┌─ Information supplied

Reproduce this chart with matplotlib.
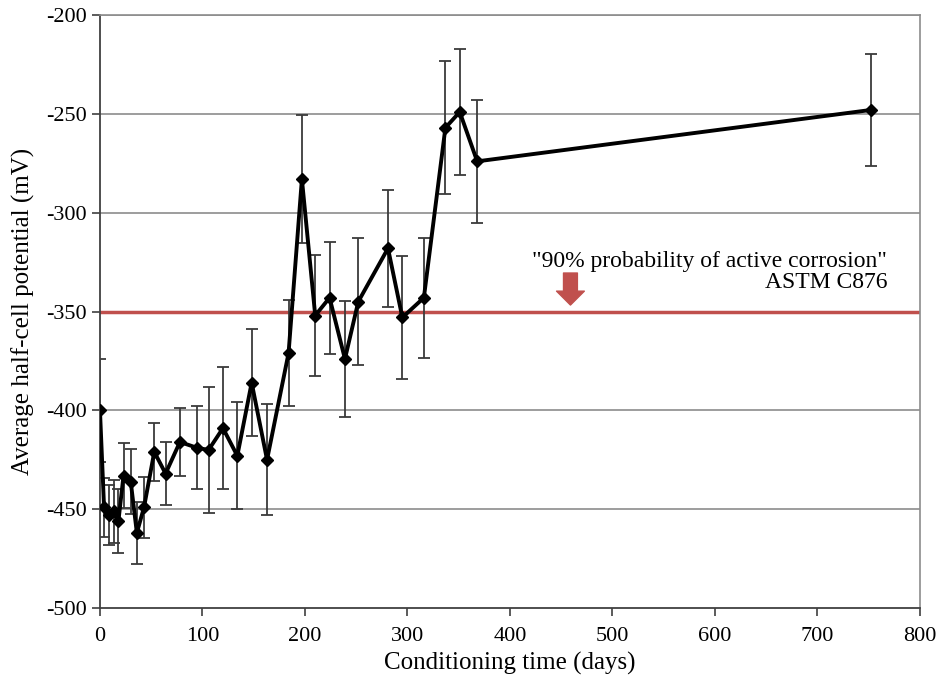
import matplotlib
matplotlib.use("Agg")
import matplotlib.pyplot as plt
from matplotlib.patches import FancyArrowPatch

# conditioning time (days) and average half-cell potential (mV)
days = [0, 4, 9, 14, 18, 23, 30, 36, 43, 53, 64, 78, 95, 106, 120, 134, 148,
        163, 184, 197, 210, 224, 239, 252, 281, 295, 316, 337, 351, 368, 752]
potential = [-400, -449, -453, -451, -456, -433, -436, -462, -449, -421, -432,
             -416, -419, -420, -409, -423, -386, -425, -371, -283, -352, -343,
             -374, -345, -318, -353, -343, -257, -249, -274, -248]
std_dev = [26, 15, 15, 16, 16, 16.5, 16.5, 15.5, 15.5, 14.6, 16, 17, 21, 32,
           31, 27, 27, 28, 27, 32.5, 30.6, 28.4, 29.3, 32, 29.5, 31, 30.3,
           33.7, 32, 31, 28.5]

threshold = -350
yticks = [-500, -450, -400, -350, -300, -250, -200]
xticks = [0, 100, 200, 300, 400, 500, 600, 700, 800]

plt.rcParams['font.family'] = ['Liberation Serif', 'DejaVu Serif']
plt.rcParams['axes.unicode_minus'] = False

fig = plt.figure(figsize=(9.43, 6.87), dpi=100)
ax = fig.add_axes([0.106, 0.115, 0.8696, 0.863])

for y in yticks[1:]:
    ax.axhline(y, color='#8c8c8c', lw=1.2, zorder=0)
ax.axhline(threshold, color='#c0504d', lw=2.5, zorder=1)

ax.errorbar(days, potential, yerr=std_dev, fmt='none', ecolor='#3a3a3a',
            elinewidth=1.3, capsize=4, capthick=1.3, zorder=2)
ax.plot(days, potential, color='black', lw=2.8, marker='D', ms=6.5, zorder=3)

arrow = FancyArrowPatch((459, -330.5), (459, -346.7),
                        arrowstyle='simple,head_width=20,head_length=10,tail_width=10',
                        mutation_scale=1, color='#c0504d', shrinkA=0, shrinkB=0,
                        zorder=4)
ax.add_patch(arrow)
ax.text(768, -330, '"90% probability of active corrosion"\nASTM C876',
        ha='right', va='center', fontsize=17, linespacing=1.0)

ax.set_xlim(0, 800)
ax.set_ylim(-500, -200)
ax.set_xticks(xticks)
ax.set_yticks(yticks)
ax.tick_params(labelsize=16, direction='out', length=6, width=1.2,
               colors='#404040', labelcolor='black')
ax.tick_params(axis='x', pad=8)
for side in ['left', 'bottom']:
    ax.spines[side].set_color('#404040')
    ax.spines[side].set_linewidth(1.3)
for side in ['right', 'top']:
    ax.spines[side].set_color('#8c8c8c')
    ax.spines[side].set_linewidth(1.2)

ax.set_xlabel('Conditioning time (days)', fontsize=18, labelpad=4)
ax.set_ylabel('Average half-cell potential (mV)', fontsize=18, labelpad=8)

fig.savefig('out.png', dpi=100)
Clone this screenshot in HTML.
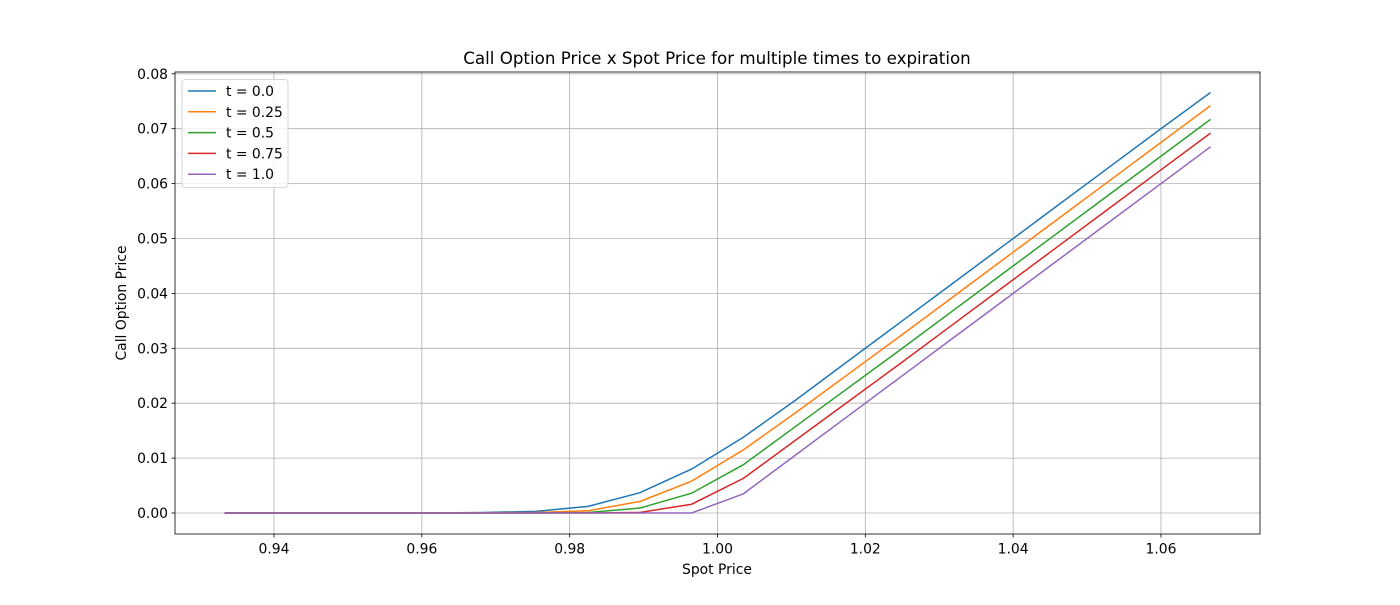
<!DOCTYPE html>
<html><head><meta charset="utf-8"><style>
body{margin:0;background:#fff;}
svg text{font-family:"DejaVu Sans","Liberation Sans",sans-serif;fill:#000;}
</style></head><body>
<svg id="chart" width="1400" height="600" xmlns="http://www.w3.org/2000/svg">
<rect width="1400" height="600" fill="#fff"/>
<g id="grid"></g><g id="series"></g><g id="axes"></g>
</svg>
<script>
const spot = [0.9333,0.9404,0.9474,0.9544,0.9614,0.9684,0.9754,0.9825,0.9895,0.9965,1.0035,1.0105,1.0175,1.0246,1.0316,1.0386,1.0456,1.0526,1.0596,1.0667];
const seriesNames = ["t = 0.0","t = 0.25","t = 0.5","t = 0.75","t = 1.0"];
const t00 = [0,0,0,0,0,0.0001,0.0003,0.0012,0.0037,0.0080,0.0138,0.0205,0.0275,0.0346,0.0416,0.0486,0.0556,0.0626,0.0696,0.0766];
const t025 = [0,0,0,0,0,0.00005,0.0001,0.0004,0.0021,0.0058,0.0115,0.0182,0.0251,0.0321,0.0391,0.0461,0.0531,0.0601,0.0671,0.0742];
const t05 = [0,0,0,0,0,0,0.00003,0.0001,0.0009,0.0036,0.0088,0.0157,0.0226,0.0296,0.0366,0.0436,0.0506,0.0576,0.0646,0.0717];
const t075 = [0,0,0,0,0,0,0,0,0.0001,0.0016,0.0063,0.0132,0.0201,0.0271,0.0341,0.0411,0.0481,0.0551,0.0621,0.0692];
const t10 = [0,0,0,0,0,0,0,0,0,0,0.0035,0.0105,0.0175,0.0246,0.0316,0.0386,0.0456,0.0526,0.0596,0.0667];
const xTicks = [0.94,0.96,0.98,1.00,1.02,1.04,1.06];
const yTicks = [0.00,0.01,0.02,0.03,0.04,0.05,0.06,0.07,0.08];
const colors = ["#1f77b4","#ff7f0e","#2ca02c","#d62728","#9467bd"];
const allSeries = [t00,t025,t05,t075,t10];

const L=175,R=1260,T=72,B=534;
const xs = v => 274 + (v-0.94)/0.02*147.83;
const ys = v => 513 - v/0.01*54.9;
const NS="http://www.w3.org/2000/svg";
function mk(tag,attrs,parent){const e=document.createElementNS(NS,tag);for(const k in attrs)e.setAttribute(k,attrs[k]);parent.appendChild(e);return e;}
const grid=document.getElementById('grid'),ser=document.getElementById('series'),ax=document.getElementById('axes');

xTicks.forEach(v=>{
  const x=xs(v);
  const g=mk('line',{x1:x,x2:x,y1:T,y2:B,stroke:'#b0b0b0','stroke-width':0.8},grid);
  
  
  const t=mk('line',{x1:x,x2:x,y1:B,y2:B+3.5,stroke:'#000','stroke-width':0.8},ax);
  
  
  const l=mk('text',{x:x,y:B+19.5,'text-anchor':'middle','font-size':13.9},ax);
  l.textContent=v.toFixed(2);
  
  
});
yTicks.forEach(v=>{
  const y=ys(v);
  const g=mk('line',{x1:L,x2:R,y1:y,y2:y,stroke:'#b0b0b0','stroke-width':0.8},grid);
  
  
  const t=mk('line',{x1:L-3.5,x2:L,y1:y,y2:y,stroke:'#000','stroke-width':0.8},ax);
  
  
  const l=mk('text',{x:L-7,y:y+5,'text-anchor':'end','font-size':13.9},ax);
  l.textContent=v.toFixed(2);
  
  
});
allSeries.forEach((s,i)=>{
  const p=mk('polyline',{points:s.map((v,j)=>xs(spot[j])+','+ys(v)).join(' '),fill:'none',stroke:colors[i],'stroke-width':1.5},ser);
  
  
});
const fr=mk('rect',{x:L,y:T,width:R-L,height:B-T,fill:'none',stroke:'#000','stroke-width':0.8},ax);


const title=mk('text',{x:717,y:64,'text-anchor':'middle','font-size':16.7},ax);
title.textContent='Call Option Price x Spot Price for multiple times to expiration';


const xt=mk('text',{x:717,y:574,'text-anchor':'middle','font-size':13.9},ax);
xt.textContent='Spot Price';


const yt=mk('text',{x:126,y:303,'text-anchor':'middle','font-size':13.9,transform:'rotate(-90 126 303)'},ax);
yt.textContent='Call Option Price';


const lg=mk('g',{},ax);


mk('rect',{x:182,y:79.5,width:106,height:108,rx:3,fill:'#fff','fill-opacity':0.8,stroke:'#ccc','stroke-width':0.8},lg);
seriesNames.forEach((n,i)=>{
  const y=91+i*20.8;
  const e=mk('g',{},lg);
  
  
  mk('line',{x1:188,x2:216,y1:y,y2:y,stroke:colors[i],'stroke-width':1.5},e);
  const t=mk('text',{x:226,y:y+5,'font-size':13.9},e);
  t.textContent=n;
});
</script>
</body></html>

└─

_Task description_: Print the whole listing above once more, word for word, without its pictures.

_Exercise output_:
Reproduce this chart with matplotlib.
import matplotlib
matplotlib.use("Agg")
import matplotlib.pyplot as plt
from matplotlib.patches import FancyArrowPatch

# conditioning time (days) and average half-cell potential (mV)
days = [0, 4, 9, 14, 18, 23, 30, 36, 43, 53, 64, 78, 95, 106, 120, 134, 148,
        163, 184, 197, 210, 224, 239, 252, 281, 295, 316, 337, 351, 368, 752]
potential = [-400, -449, -453, -451, -456, -433, -436, -462, -449, -421, -432,
             -416, -419, -420, -409, -423, -386, -425, -371, -283, -352, -343,
             -374, -345, -318, -353, -343, -257, -249, -274, -248]
std_dev = [26, 15, 15, 16, 16, 16.5, 16.5, 15.5, 15.5, 14.6, 16, 17, 21, 32,
           31, 27, 27, 28, 27, 32.5, 30.6, 28.4, 29.3, 32, 29.5, 31, 30.3,
           33.7, 32, 31, 28.5]

threshold = -350
yticks = [-500, -450, -400, -350, -300, -250, -200]
xticks = [0, 100, 200, 300, 400, 500, 600, 700, 800]

plt.rcParams['font.family'] = ['Liberation Serif', 'DejaVu Serif']
plt.rcParams['axes.unicode_minus'] = False

fig = plt.figure(figsize=(9.43, 6.87), dpi=100)
ax = fig.add_axes([0.106, 0.115, 0.8696, 0.863])

for y in yticks[1:]:
    ax.axhline(y, color='#8c8c8c', lw=1.2, zorder=0)
ax.axhline(threshold, color='#c0504d', lw=2.5, zorder=1)

ax.errorbar(days, potential, yerr=std_dev, fmt='none', ecolor='#3a3a3a',
            elinewidth=1.3, capsize=4, capthick=1.3, zorder=2)
ax.plot(days, potential, color='black', lw=2.8, marker='D', ms=6.5, zorder=3)

arrow = FancyArrowPatch((459, -330.5), (459, -346.7),
                        arrowstyle='simple,head_width=20,head_length=10,tail_width=10',
                        mutation_scale=1, color='#c0504d', shrinkA=0, shrinkB=0,
                        zorder=4)
ax.add_patch(arrow)
ax.text(768, -330, '"90% probability of active corrosion"\nASTM C876',
        ha='right', va='center', fontsize=17, linespacing=1.0)

ax.set_xlim(0, 800)
ax.set_ylim(-500, -200)
ax.set_xticks(xticks)
ax.set_yticks(yticks)
ax.tick_params(labelsize=16, direction='out', length=6, width=1.2,
               colors='#404040', labelcolor='black')
ax.tick_params(axis='x', pad=8)
for side in ['left', 'bottom']:
    ax.spines[side].set_color('#404040')
    ax.spines[side].set_linewidth(1.3)
for side in ['right', 'top']:
    ax.spines[side].set_color('#8c8c8c')
    ax.spines[side].set_linewidth(1.2)

ax.set_xlabel('Conditioning time (days)', fontsize=18, labelpad=4)
ax.set_ylabel('Average half-cell potential (mV)', fontsize=18, labelpad=8)

fig.savefig('out.png', dpi=100)
Clone this screenshot in HTML.
<!DOCTYPE html>
<html><head><meta charset="utf-8"><style>
body{margin:0;background:#fff;}
svg text{font-family:"DejaVu Sans","Liberation Sans",sans-serif;fill:#000;}
</style></head><body>
<svg id="chart" width="1400" height="600" xmlns="http://www.w3.org/2000/svg">
<rect width="1400" height="600" fill="#fff"/>
<g id="grid"></g><g id="series"></g><g id="axes"></g>
</svg>
<script>
const spot = [0.9333,0.9404,0.9474,0.9544,0.9614,0.9684,0.9754,0.9825,0.9895,0.9965,1.0035,1.0105,1.0175,1.0246,1.0316,1.0386,1.0456,1.0526,1.0596,1.0667];
const seriesNames = ["t = 0.0","t = 0.25","t = 0.5","t = 0.75","t = 1.0"];
const t00 = [0,0,0,0,0,0.0001,0.0003,0.0012,0.0037,0.0080,0.0138,0.0205,0.0275,0.0346,0.0416,0.0486,0.0556,0.0626,0.0696,0.0766];
const t025 = [0,0,0,0,0,0.00005,0.0001,0.0004,0.0021,0.0058,0.0115,0.0182,0.0251,0.0321,0.0391,0.0461,0.0531,0.0601,0.0671,0.0742];
const t05 = [0,0,0,0,0,0,0.00003,0.0001,0.0009,0.0036,0.0088,0.0157,0.0226,0.0296,0.0366,0.0436,0.0506,0.0576,0.0646,0.0717];
const t075 = [0,0,0,0,0,0,0,0,0.0001,0.0016,0.0063,0.0132,0.0201,0.0271,0.0341,0.0411,0.0481,0.0551,0.0621,0.0692];
const t10 = [0,0,0,0,0,0,0,0,0,0,0.0035,0.0105,0.0175,0.0246,0.0316,0.0386,0.0456,0.0526,0.0596,0.0667];
const xTicks = [0.94,0.96,0.98,1.00,1.02,1.04,1.06];
const yTicks = [0.00,0.01,0.02,0.03,0.04,0.05,0.06,0.07,0.08];
const colors = ["#1f77b4","#ff7f0e","#2ca02c","#d62728","#9467bd"];
const allSeries = [t00,t025,t05,t075,t10];

const L=175,R=1260,T=72,B=534;
const xs = v => 274 + (v-0.94)/0.02*147.83;
const ys = v => 513 - v/0.01*54.9;
const NS="http://www.w3.org/2000/svg";
function mk(tag,attrs,parent){const e=document.createElementNS(NS,tag);for(const k in attrs)e.setAttribute(k,attrs[k]);parent.appendChild(e);return e;}
const grid=document.getElementById('grid'),ser=document.getElementById('series'),ax=document.getElementById('axes');

xTicks.forEach(v=>{
  const x=xs(v);
  const g=mk('line',{x1:x,x2:x,y1:T,y2:B,stroke:'#b0b0b0','stroke-width':0.8},grid);
  
  
  const t=mk('line',{x1:x,x2:x,y1:B,y2:B+3.5,stroke:'#000','stroke-width':0.8},ax);
  
  
  const l=mk('text',{x:x,y:B+19.5,'text-anchor':'middle','font-size':13.9},ax);
  l.textContent=v.toFixed(2);
  
  
});
yTicks.forEach(v=>{
  const y=ys(v);
  const g=mk('line',{x1:L,x2:R,y1:y,y2:y,stroke:'#b0b0b0','stroke-width':0.8},grid);
  
  
  const t=mk('line',{x1:L-3.5,x2:L,y1:y,y2:y,stroke:'#000','stroke-width':0.8},ax);
  
  
  const l=mk('text',{x:L-7,y:y+5,'text-anchor':'end','font-size':13.9},ax);
  l.textContent=v.toFixed(2);
  
  
});
allSeries.forEach((s,i)=>{
  const p=mk('polyline',{points:s.map((v,j)=>xs(spot[j])+','+ys(v)).join(' '),fill:'none',stroke:colors[i],'stroke-width':1.5},ser);
  
  
});
const fr=mk('rect',{x:L,y:T,width:R-L,height:B-T,fill:'none',stroke:'#000','stroke-width':0.8},ax);


const title=mk('text',{x:717,y:64,'text-anchor':'middle','font-size':16.7},ax);
title.textContent='Call Option Price x Spot Price for multiple times to expiration';


const xt=mk('text',{x:717,y:574,'text-anchor':'middle','font-size':13.9},ax);
xt.textContent='Spot Price';


const yt=mk('text',{x:126,y:303,'text-anchor':'middle','font-size':13.9,transform:'rotate(-90 126 303)'},ax);
yt.textContent='Call Option Price';


const lg=mk('g',{},ax);


mk('rect',{x:182,y:79.5,width:106,height:108,rx:3,fill:'#fff','fill-opacity':0.8,stroke:'#ccc','stroke-width':0.8},lg);
seriesNames.forEach((n,i)=>{
  const y=91+i*20.8;
  const e=mk('g',{},lg);
  
  
  mk('line',{x1:188,x2:216,y1:y,y2:y,stroke:colors[i],'stroke-width':1.5},e);
  const t=mk('text',{x:226,y:y+5,'font-size':13.9},e);
  t.textContent=n;
});
</script>
</body></html>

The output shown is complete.